Roosevelt reported to the captain of the round-up, a man named Osterhaut, saying that he expected to be treated as a common cowhand and wanted to be shown no favors; and the captain took him at his word. He promptly justified his existence. He did not pretend to be a good roper, and his poor eyesight forbade any attempt to "cut" the cattle that bore his brand out of the milling herd; but he "wrestled calves" with the best of them; he rode "the long circle"; he guarded the day-herd and the night-herd and did the odd (and often perilous) jobs of the cowpuncher with the same cool unconcern that characterized the professional cowboy.

"Three-Seven" Bill Jones was on the round-up as foreman of the "Three-Seven Ranch." ("There," as Howard Eaton remarked with enthusiasm, "was a cowboy for your whiskers!") He was a large, grave, taciturn man, capable of almost incredible feats of physical endurance. Dantz overheard him, one day, discussing Roosevelt.

"That four-eyed maverick," remarked "Three-Seven" Bill, "has sand in his craw a-plenty."

As with all other forms of work [Roosevelt wrote years after], so on the round-up, a man of ordinary power, who nevertheless does not shirk things merely because they are disagreeable or irksome, soon earns his place. There were crack riders and ropers, who, just because they felt such overweening pride in their own prowess, were not really very valuable men. Continually on the circles a cow or a calf would get into some thick patch of bulberry bush and refuse to come out; or when it was getting late we would pass some bad lands that would probably not contain cattle, but might; or a steer would turn fighting mad, or a calf grow tired and want to lie down. If in such a case the man steadily persists in doing the unattractive thing, and after two hours of exasperation and harassment does finally get the cow out, and keep her out, of the bulberry bushes, and drives her to the wagon, or finds some animals that have been passed by in the fourth or fifth patch of bad lands he hunts through, or gets the calf up on his saddle and takes it in anyhow, the foreman soon grows to treat him as having his uses and as being an asset of worth in the round-up, even though neither a fancy roper nor a fancy rider.[15]

It was an active life,[16] and Roosevelt had no opportunity to complain of restlessness. Breakfast came at three and dinner at eight or nine or ten in the morning, at the conclusion sometimes of fifty miles of breakneck riding. From ten to one, while the experts were "cutting out the cows," Roosevelt was "on day-herd," as the phrase went, riding slowly round and round the herd, turning back into it any cattle that attempted to escape. In the afternoon he would "ride circle" again, over the hills; and at night, from ten to twelve, he would again be on guard, riding round the cattle, humming some eerie lullaby. It was always the same song that he sang, but what the words were or the melody is a secret that belongs to the wind.

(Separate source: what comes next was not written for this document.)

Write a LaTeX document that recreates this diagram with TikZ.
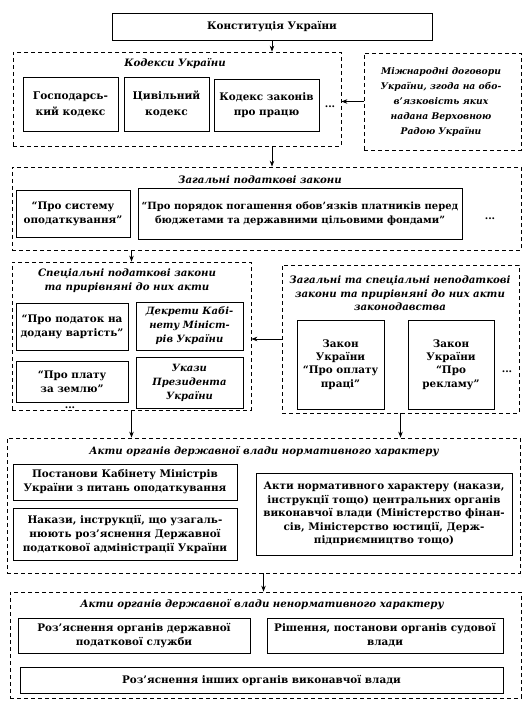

When utterly tired, it was hard to have to get up for one's trick at night-herd [Roosevelt wrote in his "Autobiography">[. Nevertheless on ordinary nights the two hours round the cattle in the still darkness were pleasant. The loneliness, under the vast empty sky, and the silence in which the breathing of the cattle sounded loud, and the alert readiness to meet any emergency which might suddenly arise out of the formless night, all combined to give one a sense of subdued interest.